Denk aan de nieuwe regels voor flexkrachten
05 januari 2015
Voortaan moet u zich voor tijdelijke krachten aan scherpere regels houden. Dit is het gevolg van de invoering van het eerste deel van de maatregelen van de Wet werk en zekerheid (WWZ). Wat is er precies gewijzigd?
In het bericht ‘Met welke wetten werkt u per 2015?’ las u al welke nieuwe wetten en regels per 1 januari 2015 van kracht zijn geworden. Voor de Wet werk en zekerheid gaat het om de maatregelen voor tijdelijke contracten, die oorspronkelijk per 1 juli 2014 al zouden ingaan. De maatregelen van de WWZ die betrekking hebben op het ontslagrecht en de WW, gaan pas op of na per 1 juli 2015 in.
Aanscherping regels voor flexkrachten
U moet voortaan rekening houden met de volgende aanscherping van de regels voor behandeling van flexkrachten:
- Er is geen proeftijd meer toegestaan in tijdelijke contracten van zes maanden of korter.
- Een concurrentiebeding in tijdelijke contracten is alleen nog toegestaan bij zwaarwegende bedrijfsbelangen.

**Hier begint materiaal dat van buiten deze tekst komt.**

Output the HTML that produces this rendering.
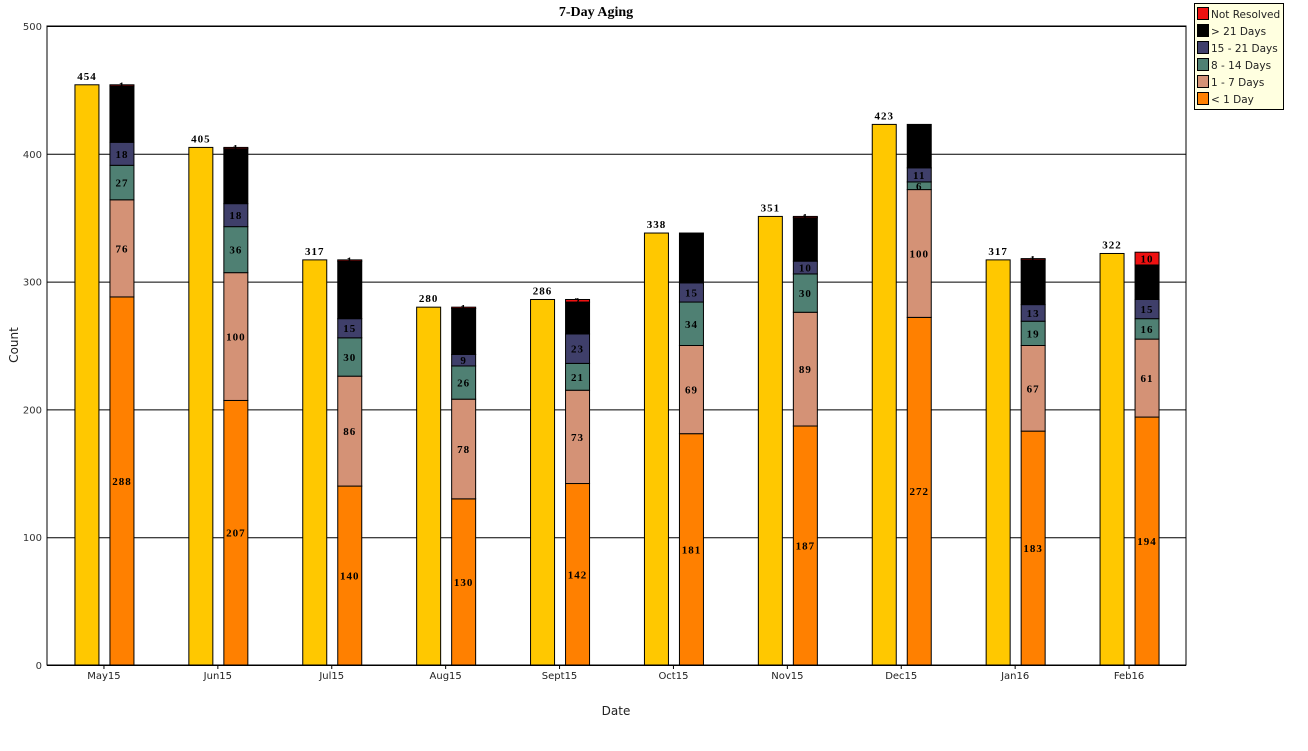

- Het hanteren van een aanzegtermijn is verplicht bij tijdelijke contracten van zes maanden of langer: u moet uiterlijk één maand voorafgaand aan het einde van het contract schriftelijk laten weten of u het contract verlengt en onder welke voorwaarden. Dus ook als u wél verlengt, moet u dat tijdig aangeven.
- Bij oproepovereenkomsten en nulurencontracten geldt na drie maanden dat het aantal afgesproken uren per maand minstens moet overeenkomen met het gemiddeld aantal gewerkte uren in de voorafgaande drie maanden. Na deze drie maanden bent u verplicht om loon te betalen over het aantal afgesproken uren.
- Payrollers hebben dezelfde ontslagbescherming als werknemers die rechtstreeks bij u in dienst zijn. Volgens de nieuwe regels mogen deze krachten niet meer ontslagen worden als de payrollovereenkomst wordt opgezegd.
- Uitzendkrachten hebben na maximaal 78 weken recht op een tijdelijk contract.